One question. Can we reason about a composite as a "has a" relation? In
other words, can I think of a composite as an object having methods to
access the visible interface to the composite?
_________________________
Alan Karp
Decision Technology Department
Hewlett-Packard Laboratories MS 1U-2
1501 Page Mill Road
Palo Alto, CA 94304
(650) 857-3967, fax (650) 857-6278
> -----Original Message-----
> From: Mark S. Miller [mailto:markm@caplet.com]
> Sent: Wednesday, July 26, 2000 11:56 PM
> To: E Language Discussions
> Cc: Jonathan A Rees
> Subject: Taxonomy of Facets & Composites
>
>
> An exciting development unprecedented in the history of
> capability systems:
> For the first time we have, on e-lang, a critical mass of
> different kinds of
> capability systems represented, adequate to develop taxonomies of the
> choices in engineering such systems. We have at least:
>
> * KeyKOS, represented by Norm & Bill
> * EROS, represented by Jonathan
> * Vulcan & Toontalk, represented by Ken, Dean, & MarkM
> * Joule, represented by Dean & MarkM
> * E, represented at least by MarkM, Chip, Bill, Danfuzz, & Eric
> * Droplets, represented by Tyler
> * E-speak2.2/split-capabilities, represented by Alan
> * E-speak3.0/SPKI, represented by Alan & Bill
> (Jonathan Rees, it would be wonderful to tempt you to join
> and represent the
> W7 view.)
>
> Apologies for systems & people left out. Bill, you get the
> diversity prize ;)
>
> ----------------------------------------
>
> I now need words in order to propose one of the taxonomies
> this richness
> enables -- of patterns of faceting. Although obviously not
> everyone agrees
> with this, I have found nothing in this discussion to
> discourage me from
> continuing to use terminology as defined in our
> http://www.erights.org/elib/capability/ode/ode-objects.html ,
> so I will
> proceed using this terminology. This terminology is
> inadequate to describe
> the flexibility of Ken's "Objects a Fresh Look", or Actors
> with "become",
> but it is adequate to describe at least KeyKOS, EROS, Joule,
> E, Droplets,
> and W7 (Rees's capability-secure Scheme). I believe it to be
> adequate for
> E-speak3.0/SPKI. As far as E-speak2.2/split-capabilities, I
> don't know.
>
> To recap the terminological points in this document:
>
> At the "laws of physics" level, there are only objects, not facets or
> composites. An object is a combination of state and
> behavior. Using Norm's
> note, I'd further say that the behavior computes new state
> and outgoing
> messages as a function of the current state and the incoming
> message. An
> object reference refers to a given object. An object only
> has one object
> reference. (Or, all object references to the same object are
> equivalent.)
> A capability == an object reference in an system with object-level
> capability security.
>
> By this definition, objects include:
> * an E object -- what an E object-expression evaluates to.

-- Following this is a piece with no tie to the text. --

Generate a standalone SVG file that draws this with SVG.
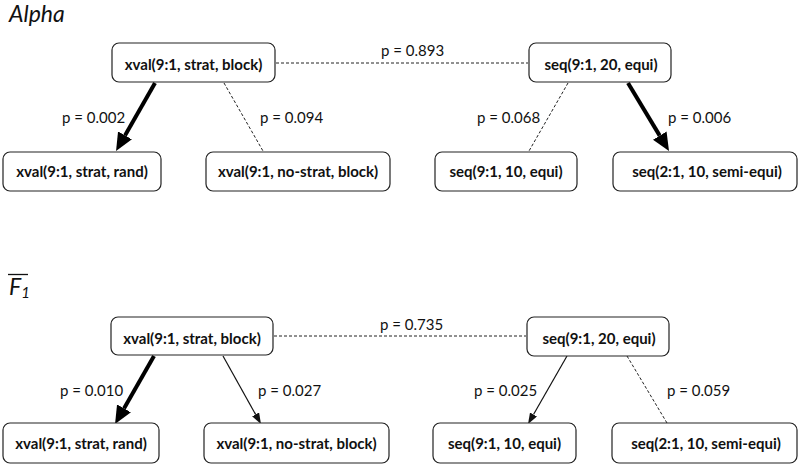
<svg xmlns="http://www.w3.org/2000/svg" width="800" height="467" viewBox="0 0 800 467">
<style>
.box{fill:#fff;stroke:#222;stroke-width:1.2}
.nt{font-family:Lato,"Liberation Sans",Arial,sans-serif;font-weight:bold;font-size:15px;fill:#111;text-anchor:middle}
.pl{font-family:Lato,"Liberation Sans",Arial,sans-serif;font-size:15px;fill:#111}
.ttl{font-family:Lato,"Liberation Sans",Arial,sans-serif;font-style:italic;font-size:23px;fill:#111}
.dash{fill:none;stroke:#222;stroke-width:1;stroke-dasharray:3,2}
.thin{fill:none;stroke:#111;stroke-width:1.2}
.thick{fill:none;stroke:#000;stroke-width:4}
</style>
<defs>
<marker id="ahThick" markerUnits="userSpaceOnUse" markerWidth="18" markerHeight="16" refX="0" refY="8" orient="auto">
<path d="M0,0 L18,8 L0,16 z" fill="#000"/>
</marker>
<marker id="ahThin" markerUnits="userSpaceOnUse" markerWidth="11" markerHeight="8" refX="0" refY="4" orient="auto">
<path d="M0,0 L11,4 L0,8 z" fill="#111"/>
</marker>
</defs>
<rect width="800" height="467" fill="#fff"/>
<text class="ttl" x="9" y="22">Alpha</text>
<g id="f1title">
<line x1="8" y1="274.5" x2="28" y2="274.5" stroke="#111" stroke-width="1.3"/>
<text class="ttl" x="9" y="295">F<tspan font-size="15px" dy="3">1</tspan></text>
</g>
<g id="connectors">
<line class="dash" x1="276" y1="63" x2="528" y2="63"/>
<line class="thick" x1="155" y1="83" x2="125" y2="135.4" marker-end="url(#ahThick)"/>
<line class="dash" x1="224" y1="83" x2="263" y2="151"/>
<line class="dash" x1="568" y1="83" x2="529" y2="151"/>
<line class="thick" x1="628" y1="83" x2="659.7" y2="135.6" marker-end="url(#ahThick)"/>
<line class="dash" x1="274" y1="336" x2="526" y2="336"/>
<line class="thick" x1="154" y1="356" x2="124" y2="408.4" marker-end="url(#ahThick)"/>
<line class="thin" x1="223" y1="356" x2="255.6" y2="414.4" marker-end="url(#ahThin)"/>
<line class="thin" x1="567" y1="356" x2="533.5" y2="414.5" marker-end="url(#ahThin)"/>
<line class="dash" x1="627" y1="356" x2="667" y2="423"/>
<text class="pl" x="381" y="56">p = 0.893</text>
<text class="pl" x="62" y="123">p = 0.002</text>
<text class="pl" x="260" y="123">p = 0.094</text>
<text class="pl" x="477" y="123">p = 0.068</text>
<text class="pl" x="668" y="123">p = 0.006</text>
<text class="pl" x="380" y="330">p = 0.735</text>
<text class="pl" x="60" y="396">p = 0.010</text>
<text class="pl" x="258" y="396">p = 0.027</text>
<text class="pl" x="474" y="396">p = 0.025</text>
<text class="pl" x="667" y="396">p = 0.059</text>
</g>
<g id="a_xval_sb"><rect class="box" x="112" y="43" width="163" height="39" rx="7"/><text class="nt" x="193.5" y="70">xval(9:1, strat, block)</text></g>
<g id="a_seq_20"><rect class="box" x="529" y="43" width="142" height="39" rx="7"/><text class="nt" x="601" y="70">seq(9:1, 20, equi)</text></g>
<g id="a_xval_sr"><rect class="box" x="3" y="152" width="158" height="39" rx="7"/><text class="nt" x="82" y="177">xval(9:1, strat, rand)</text></g>
<g id="a_xval_nsb"><rect class="box" x="206" y="152" width="184" height="39" rx="7"/><text class="nt" x="298" y="177">xval(9:1, no-strat, block)</text></g>
<g id="a_seq_10"><rect class="box" x="435" y="152" width="142" height="39" rx="7"/><text class="nt" x="506" y="177">seq(9:1, 10, equi)</text></g>
<g id="a_seq_semi"><rect class="box" x="613" y="152" width="184" height="39" rx="7"/><text class="nt" x="707" y="177">seq(2:1, 10, semi-equi)</text></g>
<g id="f_xval_sb"><rect class="box" x="111" y="317" width="162" height="38" rx="7"/><text class="nt" x="192" y="344">xval(9:1, strat, block)</text></g>
<g id="f_seq_20"><rect class="box" x="527" y="317" width="142" height="39" rx="7"/><text class="nt" x="599" y="344">seq(9:1, 20, equi)</text></g>
<g id="f_xval_sr"><rect class="box" x="3" y="423" width="156" height="40" rx="7"/><text class="nt" x="81" y="449">xval(9:1, strat, rand)</text></g>
<g id="f_xval_nsb"><rect class="box" x="204" y="423" width="185" height="40" rx="7"/><text class="nt" x="296.5" y="449">xval(9:1, no-strat, block)</text></g>
<g id="f_seq_10"><rect class="box" x="433" y="423" width="143" height="40" rx="7"/><text class="nt" x="504.5" y="449">seq(9:1, 10, equi)</text></g>
<g id="f_seq_semi"><rect class="box" x="612" y="423" width="185" height="40" rx="7"/><text class="nt" x="706" y="449">seq(2:1, 10, semi-equi)</text></g>
</svg>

> * a W7 closure -- what a lambda-expression evaluates to.
> * a Joule Server-Facet.
> * a KeyKOS/EROS start capability including data-byte (facet
> identifier).
>
> Where facets come in is during subjective aggregation. When
> someone, for
> their own descriptive purposes, aggregates together a
> subgraph of objects
> into a conceptual unit, we call such a unit a "composite".
> We call the
> entry objects of a composite -- those objects within the
> composite that may
> be referred to by objects outside the composite -- "facets".
> In any object
> model pure enough to qualify as a capability system, overt (in-model)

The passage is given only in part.